■ DATA EXTRACT:
☆ ☆ ☆
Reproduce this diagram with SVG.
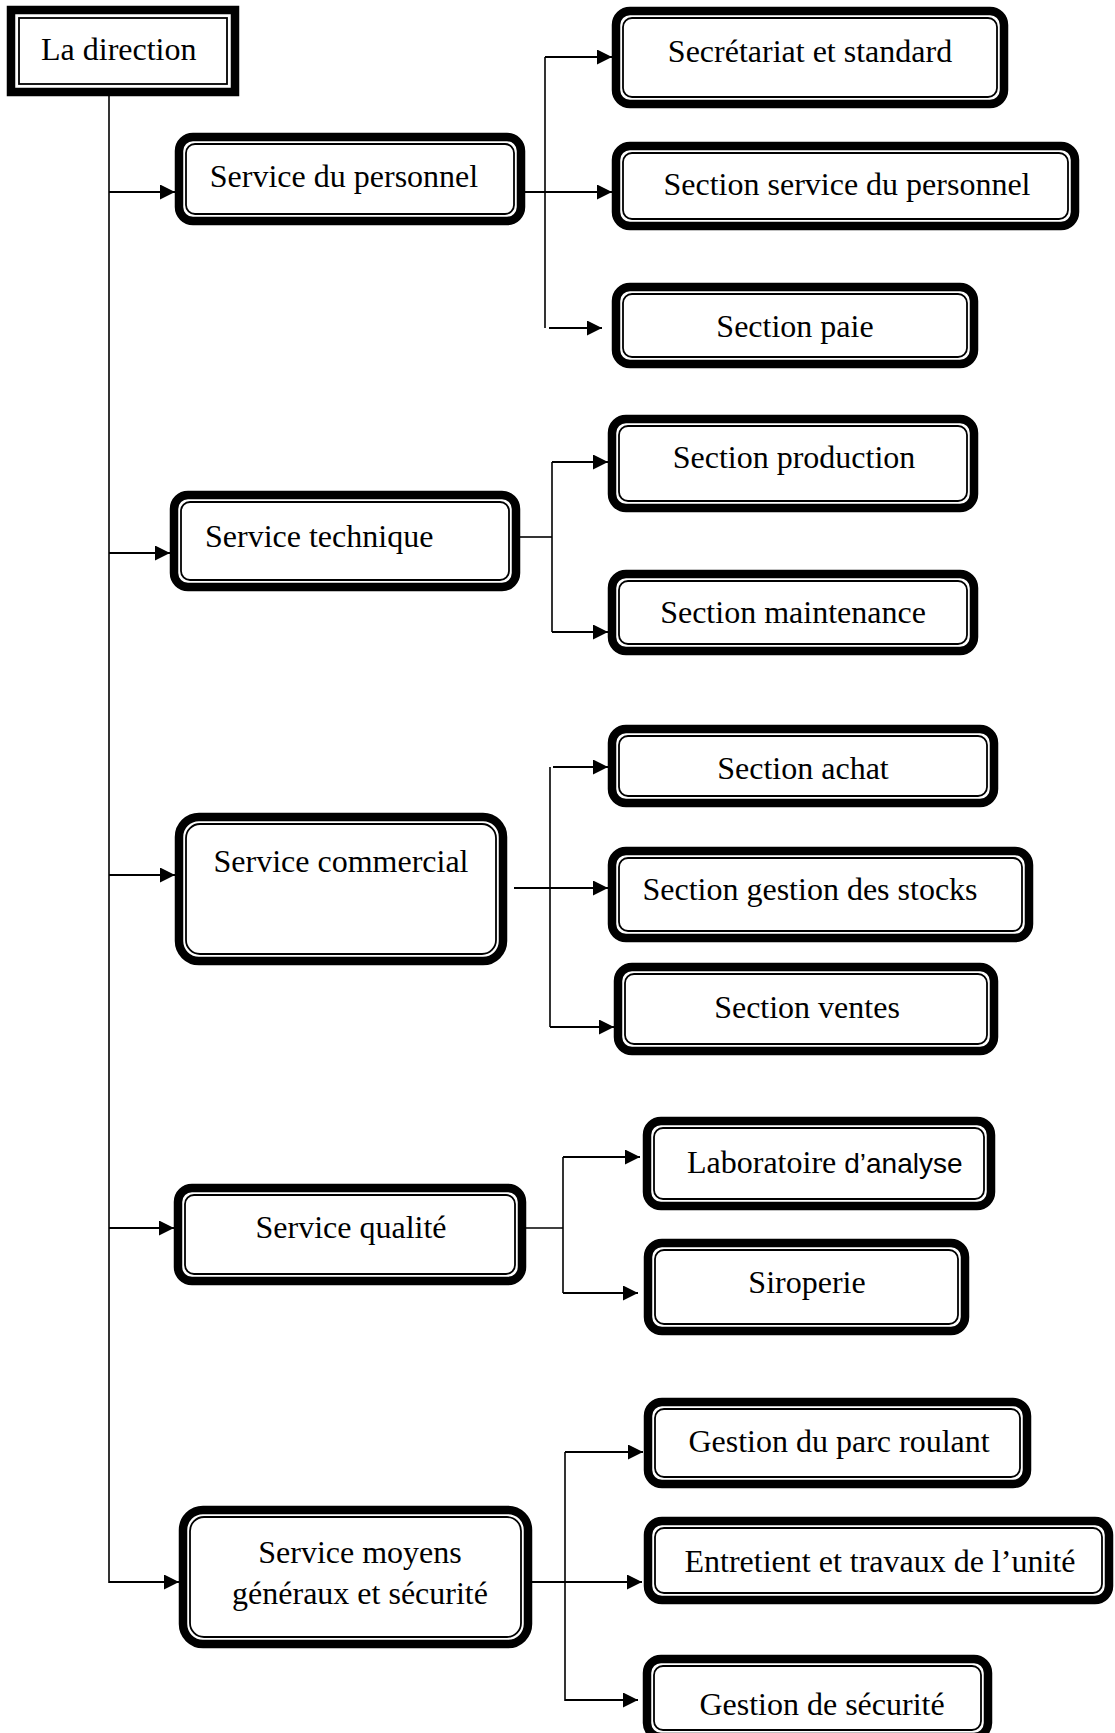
<svg xmlns="http://www.w3.org/2000/svg" width="1115" height="1733" viewBox="0 0 1115 1733">
<style>
.ob{fill:#fff;stroke:#000;stroke-width:8.5}
.ib{fill:none;stroke:#000;stroke-width:1.8}
.t{font-family:"Liberation Serif","Times New Roman",serif;font-size:32px;fill:#000}
.c{text-anchor:middle}
.s{font-family:"Liberation Sans",Arial,sans-serif;font-size:28px}
.ln{fill:none;stroke:#000;stroke-width:1.6}
.ar{fill:none;stroke:#000;stroke-width:2.2;marker-end:url(#ah)}
</style>
<defs>
<marker id="ah" viewBox="0 0 14 14" refX="14" refY="7" markerWidth="15" markerHeight="15" markerUnits="userSpaceOnUse" orient="auto">
<path d="M0,0 L14,7 L0,14 z" fill="#000"/>
</marker>
</defs>
<rect width="1115" height="1733" fill="#fff"/>
<g id="connectors">
<line class="ln" x1="109" y1="96" x2="109" y2="1583"/>
<line class="ar" x1="109" y1="192" x2="175" y2="192"/>
<line class="ar" x1="109" y1="553" x2="170" y2="553"/>
<line class="ar" x1="109" y1="875" x2="175" y2="875"/>
<line class="ar" x1="109" y1="1228" x2="174" y2="1228"/>
<line class="ar" x1="109" y1="1582" x2="179" y2="1582"/>
<line class="ln" x1="545" y1="57" x2="545" y2="328"/>
<line class="ar" x1="545" y1="57" x2="612" y2="57"/>
<line class="ar" x1="525" y1="192" x2="612" y2="192"/>
<line class="ar" x1="549" y1="328" x2="602" y2="328"/>
<line class="ln" x1="520" y1="537" x2="552" y2="537"/>
<line class="ln" x1="552" y1="462" x2="552" y2="632"/>
<line class="ar" x1="552" y1="462" x2="608" y2="462"/>
<line class="ar" x1="552" y1="632" x2="608" y2="632"/>
<line class="ln" x1="550" y1="767" x2="550" y2="1027"/>
<line class="ar" x1="553" y1="767" x2="608" y2="767"/>
<line class="ar" x1="514" y1="888" x2="608" y2="888"/>
<line class="ar" x1="550" y1="1027" x2="614" y2="1027"/>
<line class="ln" x1="526" y1="1228" x2="563" y2="1228"/>
<line class="ln" x1="563" y1="1157" x2="563" y2="1293"/>
<line class="ar" x1="563" y1="1157" x2="640" y2="1157"/>
<line class="ar" x1="563" y1="1293" x2="638" y2="1293"/>
<line class="ln" x1="565" y1="1452" x2="565" y2="1701"/>
<line class="ar" x1="565" y1="1452" x2="643" y2="1452"/>
<line class="ar" x1="532" y1="1582" x2="642" y2="1582"/>
<line class="ar" x1="565" y1="1700" x2="638" y2="1700"/>
</g>
<g id="n-direction">
<rect class="ob" x="11" y="10" width="224" height="82"/>
<rect class="ib" x="19" y="18" width="208" height="66"/>
<text class="t" x="41" y="60">La direction</text>
</g>
<g id="n-personnel">
<rect class="ob" x="179" y="137" width="342" height="84" rx="14"/>
<rect class="ib" x="186" y="144" width="328" height="70" rx="9"/>
<text class="t c" x="344" y="187">Service du personnel</text>
</g>
<g id="n-secretariat">
<rect class="ob" x="616" y="11" width="388" height="93" rx="14"/>
<rect class="ib" x="623" y="18" width="374" height="79" rx="9"/>
<text class="t c" x="810" y="62">Secrétariat et standard</text>
</g>
<g id="n-section-personnel">
<rect class="ob" x="616" y="146" width="459" height="80" rx="14"/>
<rect class="ib" x="623" y="153" width="445" height="66" rx="9"/>
<text class="t c" x="847" y="195">Section service du personnel</text>
</g>
<g id="n-paie">
<rect class="ob" x="616" y="287" width="358" height="77" rx="14"/>
<rect class="ib" x="623" y="294" width="344" height="63" rx="9"/>
<text class="t c" x="795" y="337">Section paie</text>
</g>
<g id="n-technique">
<rect class="ob" x="174" y="495" width="342" height="92" rx="14"/>
<rect class="ib" x="181" y="502" width="328" height="78" rx="9"/>
<text class="t" x="205" y="547">Service technique</text>
</g>
<g id="n-production">
<rect class="ob" x="612" y="419" width="362" height="89" rx="14"/>
<rect class="ib" x="619" y="426" width="348" height="75" rx="9"/>
<text class="t c" x="794" y="468">Section production</text>
</g>
<g id="n-maintenance">
<rect class="ob" x="612" y="574" width="362" height="77" rx="14"/>
<rect class="ib" x="619" y="581" width="348" height="63" rx="9"/>
<text class="t c" x="793" y="623">Section maintenance</text>
</g>
<g id="n-commercial">
<rect class="ob" x="179" y="817" width="324" height="144" rx="20"/>
<rect class="ib" x="186" y="824" width="310" height="130" rx="14"/>
<text class="t c" x="341" y="872">Service commercial</text>
</g>
<g id="n-achat">
<rect class="ob" x="612" y="729" width="382" height="74" rx="14"/>
<rect class="ib" x="619" y="736" width="368" height="60" rx="9"/>
<text class="t c" x="803" y="779">Section achat</text>
</g>
<g id="n-stocks">
<rect class="ob" x="612" y="851" width="417" height="87" rx="14"/>
<rect class="ib" x="619" y="858" width="403" height="73" rx="9"/>
<text class="t c" x="810" y="900">Section gestion des stocks</text>
</g>
<g id="n-ventes">
<rect class="ob" x="618" y="967" width="376" height="84" rx="14"/>
<rect class="ib" x="625" y="974" width="362" height="70" rx="9"/>
<text class="t c" x="807" y="1018">Section ventes</text>
</g>
<g id="n-qualite">
<rect class="ob" x="178" y="1188" width="344" height="93" rx="14"/>
<rect class="ib" x="185" y="1195" width="330" height="79" rx="9"/>
<text class="t c" x="351" y="1238">Service qualité</text>
</g>
<g id="n-laboratoire">
<rect class="ob" x="647" y="1121" width="344" height="85" rx="14"/>
<rect class="ib" x="654" y="1128" width="330" height="71" rx="9"/>
<text class="t" x="687" y="1173">Laboratoire <tspan class="s">d’analyse</tspan></text>
</g>
<g id="n-siroperie">
<rect class="ob" x="648" y="1243" width="317" height="88" rx="14"/>
<rect class="ib" x="655" y="1250" width="303" height="74" rx="9"/>
<text class="t c" x="807" y="1293">Siroperie</text>
</g>
<g id="n-moyens">
<rect class="ob" x="183" y="1510" width="345" height="134" rx="20"/>
<rect class="ib" x="190" y="1517" width="331" height="120" rx="14"/>
<text class="t c" x="360" y="1563">Service moyens</text>
<text class="t c" x="360" y="1604">généraux et sécurité</text>
</g>
<g id="n-parc">
<rect class="ob" x="648" y="1402" width="379" height="82" rx="14"/>
<rect class="ib" x="655" y="1409" width="365" height="68" rx="9"/>
<text class="t c" x="839" y="1452">Gestion du parc roulant</text>
</g>
<g id="n-entretient">
<rect class="ob" x="648" y="1521" width="461" height="79" rx="14"/>
<rect class="ib" x="655" y="1528" width="447" height="65" rx="9"/>
<text class="t c" x="880" y="1572">Entretient et travaux de l’unité</text>
</g>
<g id="n-securite">
<rect class="ob" x="647" y="1659" width="341" height="78" rx="14"/>
<rect class="ib" x="654" y="1666" width="327" height="64" rx="9"/>
<text class="t c" x="822" y="1715">Gestion de sécurité</text>
</g>
</svg>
☆ ☆ ☆
■ GIVEN PROBLEM: Reproduce the data verbatim. Do not carry any picture into the copy.

■ SOLUTION:
Reproduce this diagram with SVG.
<svg xmlns="http://www.w3.org/2000/svg" width="1115" height="1733" viewBox="0 0 1115 1733">
<style>
.ob{fill:#fff;stroke:#000;stroke-width:8.5}
.ib{fill:none;stroke:#000;stroke-width:1.8}
.t{font-family:"Liberation Serif","Times New Roman",serif;font-size:32px;fill:#000}
.c{text-anchor:middle}
.s{font-family:"Liberation Sans",Arial,sans-serif;font-size:28px}
.ln{fill:none;stroke:#000;stroke-width:1.6}
.ar{fill:none;stroke:#000;stroke-width:2.2;marker-end:url(#ah)}
</style>
<defs>
<marker id="ah" viewBox="0 0 14 14" refX="14" refY="7" markerWidth="15" markerHeight="15" markerUnits="userSpaceOnUse" orient="auto">
<path d="M0,0 L14,7 L0,14 z" fill="#000"/>
</marker>
</defs>
<rect width="1115" height="1733" fill="#fff"/>
<g id="connectors">
<line class="ln" x1="109" y1="96" x2="109" y2="1583"/>
<line class="ar" x1="109" y1="192" x2="175" y2="192"/>
<line class="ar" x1="109" y1="553" x2="170" y2="553"/>
<line class="ar" x1="109" y1="875" x2="175" y2="875"/>
<line class="ar" x1="109" y1="1228" x2="174" y2="1228"/>
<line class="ar" x1="109" y1="1582" x2="179" y2="1582"/>
<line class="ln" x1="545" y1="57" x2="545" y2="328"/>
<line class="ar" x1="545" y1="57" x2="612" y2="57"/>
<line class="ar" x1="525" y1="192" x2="612" y2="192"/>
<line class="ar" x1="549" y1="328" x2="602" y2="328"/>
<line class="ln" x1="520" y1="537" x2="552" y2="537"/>
<line class="ln" x1="552" y1="462" x2="552" y2="632"/>
<line class="ar" x1="552" y1="462" x2="608" y2="462"/>
<line class="ar" x1="552" y1="632" x2="608" y2="632"/>
<line class="ln" x1="550" y1="767" x2="550" y2="1027"/>
<line class="ar" x1="553" y1="767" x2="608" y2="767"/>
<line class="ar" x1="514" y1="888" x2="608" y2="888"/>
<line class="ar" x1="550" y1="1027" x2="614" y2="1027"/>
<line class="ln" x1="526" y1="1228" x2="563" y2="1228"/>
<line class="ln" x1="563" y1="1157" x2="563" y2="1293"/>
<line class="ar" x1="563" y1="1157" x2="640" y2="1157"/>
<line class="ar" x1="563" y1="1293" x2="638" y2="1293"/>
<line class="ln" x1="565" y1="1452" x2="565" y2="1701"/>
<line class="ar" x1="565" y1="1452" x2="643" y2="1452"/>
<line class="ar" x1="532" y1="1582" x2="642" y2="1582"/>
<line class="ar" x1="565" y1="1700" x2="638" y2="1700"/>
</g>
<g id="n-direction">
<rect class="ob" x="11" y="10" width="224" height="82"/>
<rect class="ib" x="19" y="18" width="208" height="66"/>
<text class="t" x="41" y="60">La direction</text>
</g>
<g id="n-personnel">
<rect class="ob" x="179" y="137" width="342" height="84" rx="14"/>
<rect class="ib" x="186" y="144" width="328" height="70" rx="9"/>
<text class="t c" x="344" y="187">Service du personnel</text>
</g>
<g id="n-secretariat">
<rect class="ob" x="616" y="11" width="388" height="93" rx="14"/>
<rect class="ib" x="623" y="18" width="374" height="79" rx="9"/>
<text class="t c" x="810" y="62">Secrétariat et standard</text>
</g>
<g id="n-section-personnel">
<rect class="ob" x="616" y="146" width="459" height="80" rx="14"/>
<rect class="ib" x="623" y="153" width="445" height="66" rx="9"/>
<text class="t c" x="847" y="195">Section service du personnel</text>
</g>
<g id="n-paie">
<rect class="ob" x="616" y="287" width="358" height="77" rx="14"/>
<rect class="ib" x="623" y="294" width="344" height="63" rx="9"/>
<text class="t c" x="795" y="337">Section paie</text>
</g>
<g id="n-technique">
<rect class="ob" x="174" y="495" width="342" height="92" rx="14"/>
<rect class="ib" x="181" y="502" width="328" height="78" rx="9"/>
<text class="t" x="205" y="547">Service technique</text>
</g>
<g id="n-production">
<rect class="ob" x="612" y="419" width="362" height="89" rx="14"/>
<rect class="ib" x="619" y="426" width="348" height="75" rx="9"/>
<text class="t c" x="794" y="468">Section production</text>
</g>
<g id="n-maintenance">
<rect class="ob" x="612" y="574" width="362" height="77" rx="14"/>
<rect class="ib" x="619" y="581" width="348" height="63" rx="9"/>
<text class="t c" x="793" y="623">Section maintenance</text>
</g>
<g id="n-commercial">
<rect class="ob" x="179" y="817" width="324" height="144" rx="20"/>
<rect class="ib" x="186" y="824" width="310" height="130" rx="14"/>
<text class="t c" x="341" y="872">Service commercial</text>
</g>
<g id="n-achat">
<rect class="ob" x="612" y="729" width="382" height="74" rx="14"/>
<rect class="ib" x="619" y="736" width="368" height="60" rx="9"/>
<text class="t c" x="803" y="779">Section achat</text>
</g>
<g id="n-stocks">
<rect class="ob" x="612" y="851" width="417" height="87" rx="14"/>
<rect class="ib" x="619" y="858" width="403" height="73" rx="9"/>
<text class="t c" x="810" y="900">Section gestion des stocks</text>
</g>
<g id="n-ventes">
<rect class="ob" x="618" y="967" width="376" height="84" rx="14"/>
<rect class="ib" x="625" y="974" width="362" height="70" rx="9"/>
<text class="t c" x="807" y="1018">Section ventes</text>
</g>
<g id="n-qualite">
<rect class="ob" x="178" y="1188" width="344" height="93" rx="14"/>
<rect class="ib" x="185" y="1195" width="330" height="79" rx="9"/>
<text class="t c" x="351" y="1238">Service qualité</text>
</g>
<g id="n-laboratoire">
<rect class="ob" x="647" y="1121" width="344" height="85" rx="14"/>
<rect class="ib" x="654" y="1128" width="330" height="71" rx="9"/>
<text class="t" x="687" y="1173">Laboratoire <tspan class="s">d’analyse</tspan></text>
</g>
<g id="n-siroperie">
<rect class="ob" x="648" y="1243" width="317" height="88" rx="14"/>
<rect class="ib" x="655" y="1250" width="303" height="74" rx="9"/>
<text class="t c" x="807" y="1293">Siroperie</text>
</g>
<g id="n-moyens">
<rect class="ob" x="183" y="1510" width="345" height="134" rx="20"/>
<rect class="ib" x="190" y="1517" width="331" height="120" rx="14"/>
<text class="t c" x="360" y="1563">Service moyens</text>
<text class="t c" x="360" y="1604">généraux et sécurité</text>
</g>
<g id="n-parc">
<rect class="ob" x="648" y="1402" width="379" height="82" rx="14"/>
<rect class="ib" x="655" y="1409" width="365" height="68" rx="9"/>
<text class="t c" x="839" y="1452">Gestion du parc roulant</text>
</g>
<g id="n-entretient">
<rect class="ob" x="648" y="1521" width="461" height="79" rx="14"/>
<rect class="ib" x="655" y="1528" width="447" height="65" rx="9"/>
<text class="t c" x="880" y="1572">Entretient et travaux de l’unité</text>
</g>
<g id="n-securite">
<rect class="ob" x="647" y="1659" width="341" height="78" rx="14"/>
<rect class="ib" x="654" y="1666" width="327" height="64" rx="9"/>
<text class="t c" x="822" y="1715">Gestion de sécurité</text>
</g>
</svg>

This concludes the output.